Zunächst ist die Richtlinie 2009/71/Euratom des Rates vom 25. Juni 2009 über einen Gemein­schaftsrahmen für die nukleare Sicherheit kerntechnischer Anlagen als wichtiger Schritt in die richtige Richtung hervorzuheben. Diese Richtlinie ist am 22. Juli 2009 in Kraft getreten und bis 22. Juli 2011 in nationales Recht umzusetzen.
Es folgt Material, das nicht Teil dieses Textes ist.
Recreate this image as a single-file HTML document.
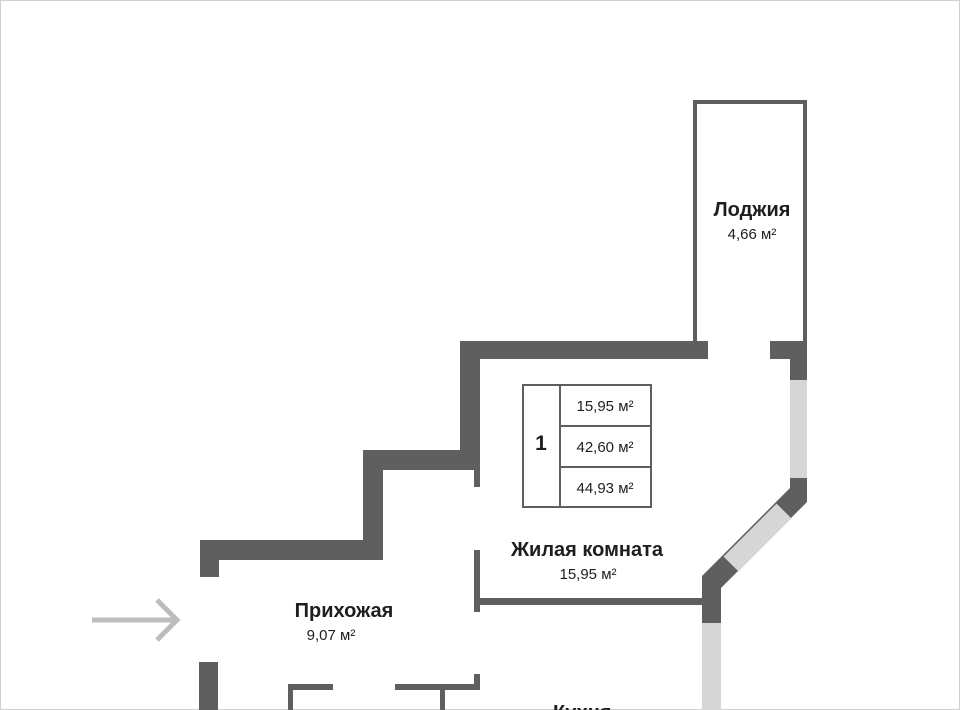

Der Anwendungsbereich der Richtlinie umfasst nicht nur Kernkraftwerke, sondern auch Forschungsreaktoren und Anlagen des Brennstoffkreislaufs (inklusive Standortzwischenlager) mit Ausnahme von Endlagern, und geht damit weit über den Anwendungsbereich bestehender Rechtsinstrumente hinaus. Festgelegt werden Grundprinzipien für den Rechts­rahmen, für die Aufsichtsbehörden und für die Betreiber von kerntechnischen Anlagen, sowie die Verpflichtung regelmäßiger Selbstbewertungen mit internationaler Überprüfung, über die allen Mitgliedstaaten und der Europäischen Kommission Bericht zu erstatten ist. Selbstbewertungen mit internationa­ler Überprüfung erfolgten bisher nur auf freiwilliger Basis im Rahmen der IAEO. Eine Verpflichtung dazu sowie die offene Berichterstattung darüber stellen unzweifelhaft eine Verbesserung gegenüber dem Status Quo dar.

 

Österreich konnte sich mit seinen wichtigsten Forderungen durchsetzen. Verbesserungen gegenüber dem Status Quo betreffen auch und vor allem die Rechtsverbindlichkeit, den er­wähnten weiten Anwendungsbereich, die Verankerung des Prinzips „Sicherheit zuerst“ für Behörden und Betreiber sowie die Transparenzbestimmungen.

 

Diese Richtlinie ist ein wichtiger, erster Schritt bei der Schaffung europäischer Sicherheits­standards für kerntechnische Anlagen, dem freilich weitere folgen müssen. Ich werde mich daher auch weiterhin massiv für maximale Sicherheit, Transparenz und den Informationsaus­tausch betreffend kerntechnischer Anlagen einsetzen. Nun gilt es aber auch, diese Richtlinie umzusetzen und sie in der Folge im Lichte praktischer Erfahrungen weiterzuentwickeln.

 

Weiters erwarte ich, dass die neue Europäische Kommission sehr bald nach ihrem Amtsantritt auch einen Vorschlag für eine Richtlinie über die Entsorgung abgebrannter Brennelemente und radioaktiver Abfälle vorlegt. Ich werde jedenfalls meine Möglichkeiten nutzen, diesen Prozess im Sinne der Interessen Österreichs positiv mit zu gestalten.

 

Darüber hinaus wird von österreichischer Seite im Rahmen der aktuell auf EU-Ebene geführten ExpertInnengespräche zur Neufassung der Richtlinie über grundlegende Sicherheitsnormen zum Schutz gegen die Gefahren ionisierender Strahlung („Strahlenschutz-Grundnormen-Richtlinie“) darauf gedrängt, dass in jenen Bereichen, in denen die aktuell geltende Richtlinie einen gewissen Spielraum für die Mitgliedstaaten bei der Festlegung von Standards für den Gesundheitsschutz offen lässt, diese Standards – auf möglichst hohem Sicherheitsniveau – in der neuen Richtlinie klar verankert werden.